Data lines:
[start]
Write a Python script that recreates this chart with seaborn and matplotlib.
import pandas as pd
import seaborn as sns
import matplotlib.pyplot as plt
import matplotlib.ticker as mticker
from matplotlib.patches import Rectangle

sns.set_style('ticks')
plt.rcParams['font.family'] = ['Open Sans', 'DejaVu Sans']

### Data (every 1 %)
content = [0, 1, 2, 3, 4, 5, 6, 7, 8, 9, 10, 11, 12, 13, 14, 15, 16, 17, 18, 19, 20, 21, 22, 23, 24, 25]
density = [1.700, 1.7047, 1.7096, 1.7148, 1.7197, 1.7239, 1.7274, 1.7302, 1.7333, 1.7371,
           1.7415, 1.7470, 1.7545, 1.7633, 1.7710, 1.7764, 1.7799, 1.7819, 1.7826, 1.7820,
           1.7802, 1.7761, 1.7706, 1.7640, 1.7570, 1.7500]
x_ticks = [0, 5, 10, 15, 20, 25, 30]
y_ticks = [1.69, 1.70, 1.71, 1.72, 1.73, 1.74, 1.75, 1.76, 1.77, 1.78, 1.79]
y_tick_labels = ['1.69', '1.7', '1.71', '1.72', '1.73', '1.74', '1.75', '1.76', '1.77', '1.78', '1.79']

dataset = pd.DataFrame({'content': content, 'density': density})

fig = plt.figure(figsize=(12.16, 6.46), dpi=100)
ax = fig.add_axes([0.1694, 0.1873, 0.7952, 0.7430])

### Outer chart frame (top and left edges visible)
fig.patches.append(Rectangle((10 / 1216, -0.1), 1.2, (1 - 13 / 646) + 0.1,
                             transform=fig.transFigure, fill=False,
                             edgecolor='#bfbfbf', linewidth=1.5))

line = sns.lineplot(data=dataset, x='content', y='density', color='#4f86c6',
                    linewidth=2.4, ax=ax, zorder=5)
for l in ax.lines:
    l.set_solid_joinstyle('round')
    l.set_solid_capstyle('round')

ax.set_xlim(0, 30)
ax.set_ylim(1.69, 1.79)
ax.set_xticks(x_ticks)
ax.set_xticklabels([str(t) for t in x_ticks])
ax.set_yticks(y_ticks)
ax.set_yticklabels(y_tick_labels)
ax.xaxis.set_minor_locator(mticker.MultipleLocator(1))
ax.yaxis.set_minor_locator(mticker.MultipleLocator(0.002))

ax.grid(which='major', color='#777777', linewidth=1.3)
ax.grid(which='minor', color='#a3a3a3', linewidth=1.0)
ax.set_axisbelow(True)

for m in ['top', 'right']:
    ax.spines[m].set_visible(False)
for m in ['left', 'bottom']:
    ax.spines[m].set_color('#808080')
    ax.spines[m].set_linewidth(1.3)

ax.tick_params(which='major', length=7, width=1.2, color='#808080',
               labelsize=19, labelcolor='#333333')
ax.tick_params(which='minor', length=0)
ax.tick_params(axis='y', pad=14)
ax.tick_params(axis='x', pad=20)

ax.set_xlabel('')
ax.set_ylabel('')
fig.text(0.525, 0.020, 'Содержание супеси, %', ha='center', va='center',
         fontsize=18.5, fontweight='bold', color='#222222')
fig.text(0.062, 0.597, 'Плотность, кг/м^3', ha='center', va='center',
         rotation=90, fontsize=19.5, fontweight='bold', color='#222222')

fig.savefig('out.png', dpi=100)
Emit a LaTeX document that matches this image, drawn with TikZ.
[end]
Stated task: Set down verbatim only the lines between the start of the data above and the line with "ax = fig.add_axes([0.1694, 0.1873, 0.7952, 0.7430])", both boundaries included.

Worked answer:
Write a Python script that recreates this chart with seaborn and matplotlib.
import pandas as pd
import seaborn as sns
import matplotlib.pyplot as plt
import matplotlib.ticker as mticker
from matplotlib.patches import Rectangle

sns.set_style('ticks')
plt.rcParams['font.family'] = ['Open Sans', 'DejaVu Sans']

### Data (every 1 %)
content = [0, 1, 2, 3, 4, 5, 6, 7, 8, 9, 10, 11, 12, 13, 14, 15, 16, 17, 18, 19, 20, 21, 22, 23, 24, 25]
density = [1.700, 1.7047, 1.7096, 1.7148, 1.7197, 1.7239, 1.7274, 1.7302, 1.7333, 1.7371,
           1.7415, 1.7470, 1.7545, 1.7633, 1.7710, 1.7764, 1.7799, 1.7819, 1.7826, 1.7820,
           1.7802, 1.7761, 1.7706, 1.7640, 1.7570, 1.7500]
x_ticks = [0, 5, 10, 15, 20, 25, 30]
y_ticks = [1.69, 1.70, 1.71, 1.72, 1.73, 1.74, 1.75, 1.76, 1.77, 1.78, 1.79]
y_tick_labels = ['1.69', '1.7', '1.71', '1.72', '1.73', '1.74', '1.75', '1.76', '1.77', '1.78', '1.79']

dataset = pd.DataFrame({'content': content, 'density': density})

fig = plt.figure(figsize=(12.16, 6.46), dpi=100)
ax = fig.add_axes([0.1694, 0.1873, 0.7952, 0.7430])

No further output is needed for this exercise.